Let f : X —> Y be a morphism over a base B. Let P be a property of morphisms. We often want to know that
- there is a maximal open W of B such that the restriction f_W : X_W —> Y_W of f has property P, and
- formation of W commutes with arbitrary base change B’ —> B.
Of course this usually isn’t the case without further assumptions on X,Y,f, and B. One of the reasons this type of result is useful, is that you can check whether a point b of B is in W by looking at the base change of the morphism f to a morphism f_b : X_b —> Y_b of schemes (or algebraic spaces or algebraic stacks) over the point b.

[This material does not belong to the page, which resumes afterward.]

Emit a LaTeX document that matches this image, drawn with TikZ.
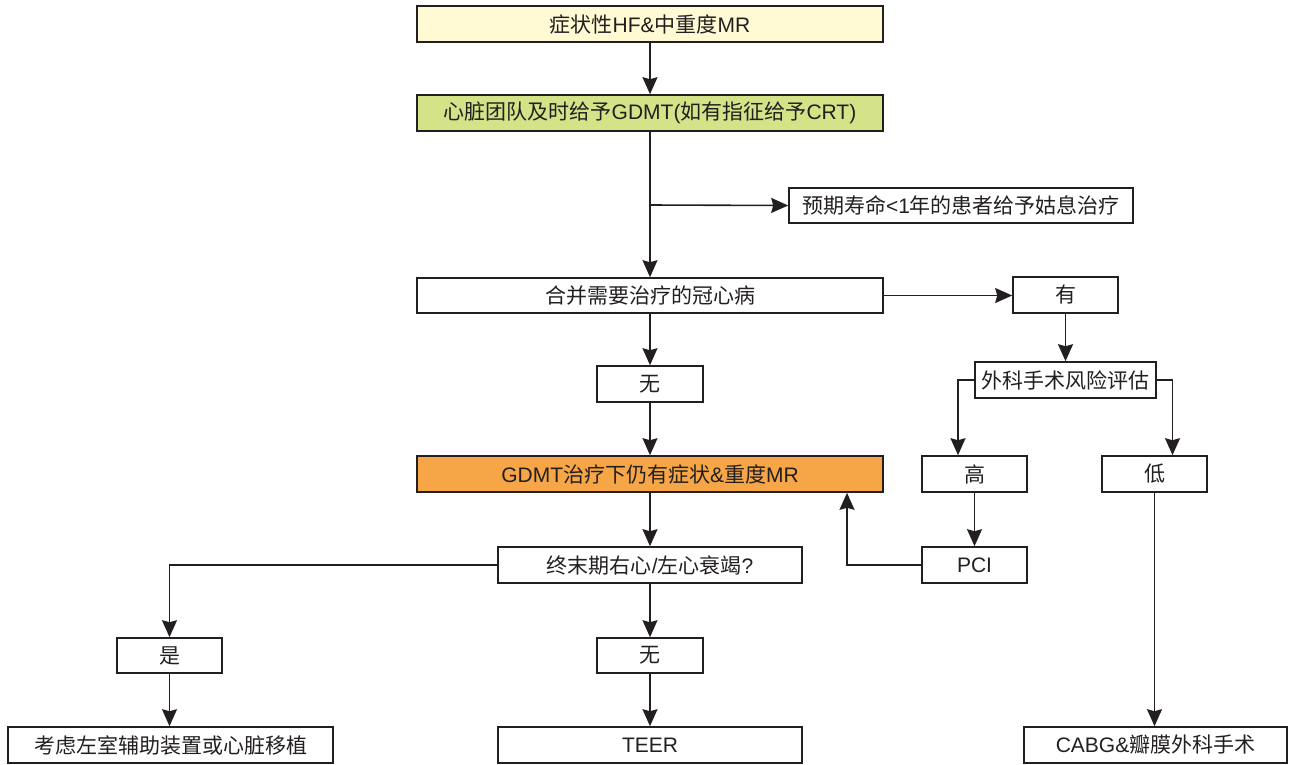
\documentclass[tikz,border=0pt]{standalone}
\usepackage{fontspec}
\setmainfont{Noto Sans CJK SC}
\newfontfamily\en{Liberation Sans}
\newcommand{\la}[1]{{\en #1}}
\usetikzlibrary{arrows.meta}
\definecolor{cyellow}{RGB}{255,250,212}
\definecolor{cgreen}{RGB}{212,226,136}
\definecolor{corange}{RGB}{246,166,70}
\definecolor{cline}{RGB}{35,31,32}
\tikzset{
  box/.style={draw=cline, line width=1.6pt, inner sep=0pt, minimum height=36pt, text=cline,
    font=\fontsize{21}{24}\selectfont},
  arr/.style={draw=cline, line width=1.6pt, -{Stealth[length=17pt,width=15pt,inset=2pt]}}
}
\begin{document}
\begin{tikzpicture}[x=1pt,y=-1pt]
\useasboundingbox (0,0) rectangle (1289,764);
\node[box, fill=cyellow, minimum width=466pt] (top) at (650,24) {症状性\la{HF\&}中重度\la{MR}};
\node[box, fill=cgreen, minimum width=466pt] (green) at (650,113) {心脏团队及时给予\la{GDMT(}如有指征给予\la{CRT)}};
\node[box, minimum width=344pt, minimum height=35pt] (pall) at (961,205.5) {预期寿命\la{<1}年的患者给予姑息治疗};
\node[box, minimum width=466pt, minimum height=35pt] (cad) at (650,295.5) {合并需要治疗的冠心病};
\node[box, minimum width=105pt] (you) at (1065.5,295) {有};
\node[box, minimum width=106pt] (wu1) at (650,384) {无};
\node[box, minimum width=181pt] (risk) at (1065.5,380) {外科手术风险评估};
\node[box, fill=corange, minimum width=466pt] (orange) at (650,474) {\la{GDMT}治疗下仍有症状\la{\&}重度\la{MR}};
\node[box, minimum width=105pt] (gao) at (974.5,474) {高};
\node[box, minimum width=105pt] (di) at (1154.5,474) {低};
\node[box, minimum width=304pt] (end) at (650,565) {终末期右心\la{/}左心衰竭\la{?}};
\node[box, minimum width=105pt] (pci) at (974.5,565) {\la{PCI}};
\node[box, minimum width=105pt, minimum height=35pt] (shi) at (169.5,655.5) {是};
\node[box, minimum width=106pt, minimum height=35pt] (wu2) at (650,655.5) {无};
\node[box, minimum width=325pt] (lvad) at (170.5,745) {考虑左室辅助装置或心脏移植};
\node[box, minimum width=304pt] (teer) at (650,745) {\la{TEER}};
\node[box, minimum width=263pt] (cabg) at (1155.5,745) {\la{CABG\&}瓣膜外科手术};
\coordinate (br) at (650,205);
\draw[arr] (top.south) -- (green.north);
\draw[arr] (green.south) -- (cad.north);
\draw[arr] (br) -- (pall.west);
\draw[arr] (cad.east) -- (cad.east -| you.west);
\draw[arr] (you.south) -- (you.south |- risk.north);
\draw[arr] (risk.west) -| ([xshift=-16.5pt]gao.north);
\draw[arr] (risk.east) -| ([xshift=18pt]di.north);
\draw[arr] (gao.south) -- (pci.north);
\draw[arr] (pci.west) -| ([xshift=197pt]orange.south);
\draw[arr] (cad.south) -- (wu1.north);
\draw[arr] (wu1.south) -- (orange.north);
\draw[arr] (orange.south) -- (end.north);
\draw[arr] (end.west) -| (shi.north);
\draw[arr] (end.south) -- (wu2.north);
\draw[arr] (shi.south) -- (shi.south |- lvad.north);
\draw[arr] (wu2.south) -- (teer.north);
\draw[arr] (di.south) -- (di.south |- cabg.north);
\end{tikzpicture}
\end{document}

A well known and useful case is the following result
If X is proper, flat, of finite presentation over B, Y is proper over B, and P = “being an isomorphism”, then 1 and 2 hold.

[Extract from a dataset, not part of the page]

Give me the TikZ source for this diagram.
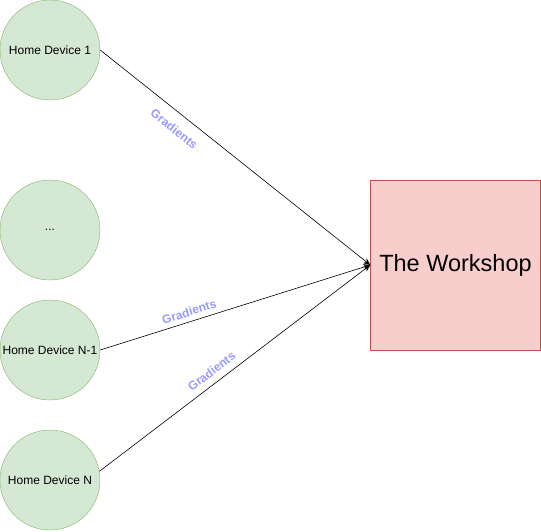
\documentclass[tikz,border=0pt]{standalone}
\usepackage{fontspec}
\setmainfont{Liberation Sans}
\usetikzlibrary{arrows.meta}
\definecolor{devfill}{HTML}{D5E8D4}
\definecolor{devline}{HTML}{82B366}
\definecolor{shopfill}{HTML}{F8CECC}
\definecolor{shopline}{HTML}{B85450}
\definecolor{gradcol}{HTML}{9999FF}
\begin{document}
\begin{tikzpicture}[
        x=1pt, y=-1pt,
        device/.style={circle, draw=devline, fill=devfill, minimum size=100pt, inner sep=0pt, font=\fontsize{12}{14}\selectfont},
        shop/.style={rectangle, draw=shopline, fill=shopfill, minimum width=170pt, minimum height=170pt, font=\fontsize{23.5}{28}\selectfont},
        grad/.style={-{Stealth[length=7pt,width=6pt]}, line width=0.6pt},
    ]
    \tikzstyle{gradlabel}=[sloped, text=gradcol, font=\fontsize{12}{14}\selectfont\bfseries, inner sep=2pt]
    \useasboundingbox (0,0) rectangle (541,531);
    \node[device] (dev1) at (50,50) {Home Device 1};
    \node[device] (devdots) at (50,230) {...};
    \node[device] (devn1) at (50,350) {Home Device N-1};
    \node[device] (devn) at (50,480) {Home Device N};
    \node[shop] (shop) at (455.5,265) {The Workshop};
    \draw[grad] (dev1.east) -- node[gradlabel, pos=0.31, below=9pt] {Gradients} (shop.west);
    \draw[grad] (devn1.east) -- node[gradlabel, pos=0.34, above=3pt] {Gradients} (shop.west);
    \draw[grad] (devn.10) -- node[gradlabel, pos=0.44, above=5pt] {Gradients} (shop.west);
\end{tikzpicture}
\end{document}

I recently added this to the stacks project for relative maps of algebraic spaces, see Lemma Tag 05XD. When you analyze the proof you find two more basic results that lead to the above. The first is that
If X is proper over B, Y is separated over B, and P = “being a closed immersion”, then 1 and 2 hold.
see Lemma Tag 05XA. This first result is in some sense elementary (although its proof in the current exposition is not). The second is that
If X is proper, flat, of finite presentation over B, Y is locally of finite type over B, and P = “being flat”, then 1 and 2 hold.
see Lemma Tag 05XB. The current proof of this second result uses the “critère de platitude par fibres” which is nontrivial. Does anybody know how to prove the result on the locus where f is an isomorphism without appealing to this criterion?